Doctor of Philosophy
Meeting her PhD supervisor for the first time was a key moment for her, says Dr Diana Albarrán González who completed a Doctor of Philosophy in Māori and Indigenous Development.
“For my PhD, I wanted to focus on decolonising design with a particular emphasis on indigenous textiles from Mayan communities from Mexico. I initially started my PhD journey in the AUT School of Art and Design, choosing AUT because of its great reputation in the design programmes and research approaches.
“I remember attending the PhD candidature presentation of a colleague who used mātauranga Māori and his whakapapa as important parts of his approach. The feedback that Dr Jani Wilson gave on his PhD made a huge impact on me. She talked about the importance of using indigenous knowledge, in her case through weaving practices (tāniko), as a research metaphor and how this allowed her to conduct research that is not only aligned with her worldview but is also respectful to her community and whānau. This was strongly aligned with my views.”
The encounter ended up inspiring Diana so much that she decided to shift the focus of her PhD from design to indigenous ways of being and doing research, and to invite Dr Jani Wilson to join her supervision team.
Focused on indigenous knowledge
Her doctoral research sought to contribute to the decolonisation of design through Buen Vivir (good living, collective wellbeing) and the recognition of indigenous design, says Diana who grew up in Mexico and is of Nahua and Purepecha descent.
“For my PhD I worked alongside an independent collective of Mayan weavers from the highlands of Chiapas, Mexico. We explored the concept of Lekil Kuxlejal (a fair-dignified life) from Mayan Tsotsil and Tseltal peoples, and suggested alternatives to textile artisanal design from a community perspective, towards a Buen Vivir-centric design.”
She thoroughly enjoyed doing her PhD at Te Ara Poutama, AUT’s Faculty of Māori and Indigenous Development, supervised by Dr Jani Wilson and Dr Claudio Aguayo.

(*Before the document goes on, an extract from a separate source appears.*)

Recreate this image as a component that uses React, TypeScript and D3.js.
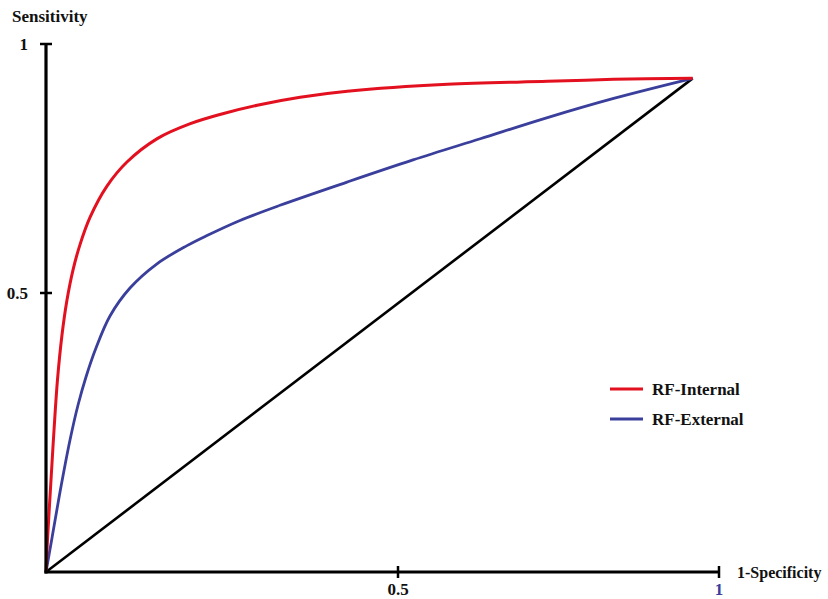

“The focus on indigenous knowledge and research methods at Te Ara Poutama fostered the transformation of my research from conventional research approaches to indigenous-led research. I enjoyed being able to apply and develop the knowledge from my culture and put indigenous knowledge at the centre while being guided by great and thoughtful supervisors. That was a unique opportunity for me and my communities in Mexico and Aotearoa."
Supported to thrive
She is grateful for the support she received throughout her studies, says Diana who graduated from AUT in March 2021 and now works as an associate for social innovation and change at Innovation Unit and as a professional teaching fellow in design at the University of Auckland.
“The support I received from the academic and administrative staff at Te Ara Poutama, as well as from my peers, was an important part of my research journey and completion of my PhD. I was also a fortunate recipient of an AUT Vice-Chancellor’s Doctoral Scholarship, which provided the economic stability to pursue my PhD degree.”
She still treasures the heartful friendships that emerged during her years at AUT.
“Joining MAI ki Aronui – a Māori and indigenous postgraduate group hosted by Te Ara Poutama – was pivotal for me. MAI fostered a safe and inspirational space for postgraduate students to share ideas, challenges and support each other in our journeys.”